No vídeo, dom Arnaldo Cavalheiro Neto diz o seguinte: “Se você está aqui, nesse momento, nessa Igreja. Está me acompanhando nas redes sociais, e acredita mesmo que o papa é vagabundo, que o papa é safado, que a CNBB é um câncer da Igreja e dom Orlando é um bispo que usa a batina para manipular o povo de Deus, fazer politicagem, levante-se agora e vá embora! Eu não quero você aqui! Levante-se agora, vá embora e não volte! Sabe por quê? Não sou eu quem estou te mandando embora. É você que já não está em comunhão com a Igreja. Você já não pertence mais a esta Igreja”.
O vídeo do bispo, porém, é de outubro do ano passado e se refere aos ataques ao papa Francisco, ao arcebispo de Aparecida, dom Orlando Brandes, e à Conferência Nacional dos Bispos do Brasil (CNBB) feitos pelo deputado estadual Frederico Braun d’Avila (PSL-SP) por causa de uma homilia de dom Brandes na festa de Nossa Senhora Aparecida do ano passado.
Por conta desse vídeo retuitado, a diocese de Jundiaí emitiu uma nota oficial no último dia 15 de outubro, esclarecendo que aquela fala “se refere a fatos ocorridos no ano passado”, “sem ter relação com o contexto atual das eleições”.
Segundo a nota da diocese, “dom Arnaldo Carvalheiro Neto faz um pronunciamento de desagravo à Sua Santidade, o papa Francisco; à Conferência Nacional dos Bispos do Brasil (CNBB); e a dom Orlando Brandes, arcebispo de Aparecida”, e que “se refere a fatos ocorridos no ano passado, quando ainda era bispo da Diocese de Itapeva (SP), sem ter relação com o contexto atual das eleições”.
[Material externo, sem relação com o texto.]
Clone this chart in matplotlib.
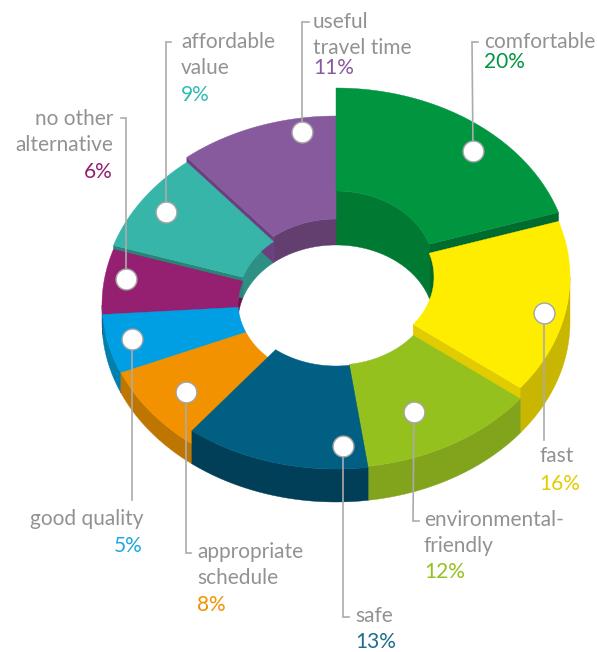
import numpy as np
import matplotlib
matplotlib.use("Agg")
import matplotlib.pyplot as plt
from matplotlib.patches import Polygon

plt.rcParams['font.family'] = ['Lato', 'DejaVu Sans']

# Slices run clockwise from 12 o'clock
names = ["comfortable", "fast", "environmental-\nfriendly", "safe", "appropriate\nschedule",
         "good quality", "no other\nalternative", "affordable\nvalue", "useful\ntravel time"]
values = [20, 16, 12, 13, 8, 5, 6, 9, 11]
# unrounded shares as read from the slice boundaries, the labels round these
shares = [20, 15.56, 12.25, 12.75, 8, 5.33, 6.11, 9, 11]

top_colors = ["#00963F", "#FFED00", "#95C11F", "#005F83", "#F39200", "#009FE3", "#951F71", "#38B5A9", "#875A9E"]
wall_colors = ["#007A33", "#C9B600", "#81A41C", "#003F57", "#BE7600", "#0080AD", "#6B1050", "#2E8F84", "#633F70"]
side_colors = ["#006B2E", "#E0CC00", "#81A41C", "#003F57", "#BE7600", "#0080AD", "#6B1050", "#2A8578", "#6E3F80"]
pct_colors = ["#009640", "#E3CC00", "#95C11F", "#1F6E90", "#F39200", "#1EA7E4", "#951F71", "#2FBDB0", "#875A9E"]

# Pixel y of the centre of each slice's top face (each one sits at its own height)
levels = [268, 277, 288, 289, 302, 302, 305, 301, 296]
base_y = 322
cx = 336
rx_out, ry_out = 234, 180
rx_in, ry_in = 98, 77

# Label dots, leader ends and text anchors, in picture pixels
dots = [(473, 151), (544, 313), (414, 412), (343, 446), (186, 392), (132, 339), (126, 279), (166, 212), (302, 132)]
leader_ends = [(472, 42, 478), (544, 440, None), (413, 521, 419), (343, 617, 349), (186, 553, 191),
               (132, 500, None), (126, 118, 121), (166, 42, 171), (302, 22, 309)]
name_pos = [(484, 48, "left"), (539, 462, "left"), (424, 526, "left"), (355, 622, "left"), (197, 558, "left"),
            (143, 525, "right"), (113, 125, "right"), (181, 48, "left"), (313, 28, "left")]
pct_pos = [(484, 68, "left"), (539, 490, "left"), (424, 578, "left"), (355, 648, "left"), (197, 611, "left"),
           (143, 552, "right"), (113, 178, "right"), (181, 101, "left"), (313, 74, "left")]

TEXT_GRAY = "#929294"
LINE_GRAY = "#ABABAB"
FONT_SIZE = 15
LINE_STEP = 26


def arc(t1, t2, rx, ry, cy):
    t = np.radians(np.linspace(t1, t2, 80))
    return np.column_stack([cx + rx * np.cos(t), cy - ry * np.sin(t)])


def fill(ax, pts, color):
    ax.add_patch(Polygon(pts, closed=True, facecolor=color, edgecolor=color, linewidth=0.3))


fig = plt.figure(figsize=(5.97, 6.52), dpi=100)
ax = fig.add_axes([0, 0, 1, 1])
ax.set_xlim(0, 597)
ax.set_ylim(652, 0)
ax.axis("off")

edges = 90 - np.cumsum([0] + shares) * 3.6
slices = [(edges[i], edges[i + 1], i) for i in range(len(shares))]

# inner walls of the hole, back half only
for t1, t2, i in slices:
    for shift in (0, 360):
        lo, hi = max(t2 + shift, 0), min(t1 + shift, 180)
        if hi > lo:
            fill(ax, np.vstack([arc(lo, hi, rx_in, ry_in, levels[i]),
                                arc(hi, lo, rx_in, ry_in, base_y)]), wall_colors[i])

# back to front
order = sorted(slices, key=lambda s: -np.sin(np.radians((s[0] + s[1]) / 2)))
for t1, t2, i in order:
    cy = levels[i]
    # cut faces that look towards the viewer
    for t, facing in [(t2, np.cos(np.radians(t2)) > 0), (t1, np.cos(np.radians(t1)) < 0)]:
        if facing:
            c, s = np.cos(np.radians(t)), np.sin(np.radians(t))
            inner = (cx + rx_in * c, ry_in * s)
            outer = (cx + rx_out * c, ry_out * s)
            fill(ax, [(inner[0], cy - inner[1]), (outer[0], cy - outer[1]),
                      (outer[0], base_y - outer[1]), (inner[0], base_y - inner[1])], side_colors[i])
    # outer wall, front half only
    for shift in (0, -360):
        lo, hi = max(t2 + shift, -180), min(t1 + shift, 0)
        if hi > lo:
            fill(ax, np.vstack([arc(lo, hi, rx_out, ry_out, cy),
                                arc(hi, lo, rx_out, ry_out, base_y)]), wall_colors[i])
    fill(ax, np.vstack([arc(t1, t2, rx_out, ry_out, cy), arc(t2, t1, rx_in, ry_in, cy)]), top_colors[i])

# leaders, dots and labels
for i in range(len(values)):
    x, y = dots[i]
    lx, ly, tick = leader_ends[i]
    xs, ys = [x, lx], [y, ly]
    if tick is not None:
        xs.append(tick)
        ys.append(ly)
    ax.plot(xs, ys, color=LINE_GRAY, lw=1.2, solid_joinstyle="miter", zorder=5)
    ax.plot([x], [y], "o", ms=15, mfc="white", mec="#A5A5A5", mew=1.0, zorder=6)

    nx, ny, ha = name_pos[i]
    for j, line in enumerate(names[i].split("\n")):
        ax.text(nx, ny + j * LINE_STEP, line, color=TEXT_GRAY, fontsize=FONT_SIZE,
                ha=ha, va="baseline", zorder=7)
    px, py, ha = pct_pos[i]
    ax.text(px, py, f"{values[i]}%", color=pct_colors[i], fontsize=FONT_SIZE,
            ha=ha, va="baseline", zorder=7)

fig.savefig("out.png", dpi=100)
O conteúdo parece, portanto, ser tão atual, que está se multiplicando nas redes sociais. No final de sua bronca, dom Arnaldo ressalta que a CNBB “tem uma posição, mas você pode discordar, nunca faltar com respeito”. “Não admito isso”, continuou. “Estou sendo claro. Não estou mandando recado, não. Não estou falando com meias palavras. É para se levantar, ir embora e procurar outra igreja. Tem tantas, não?! Chega de brincadeira! Chega de brincadeira”, encerrou o religioso.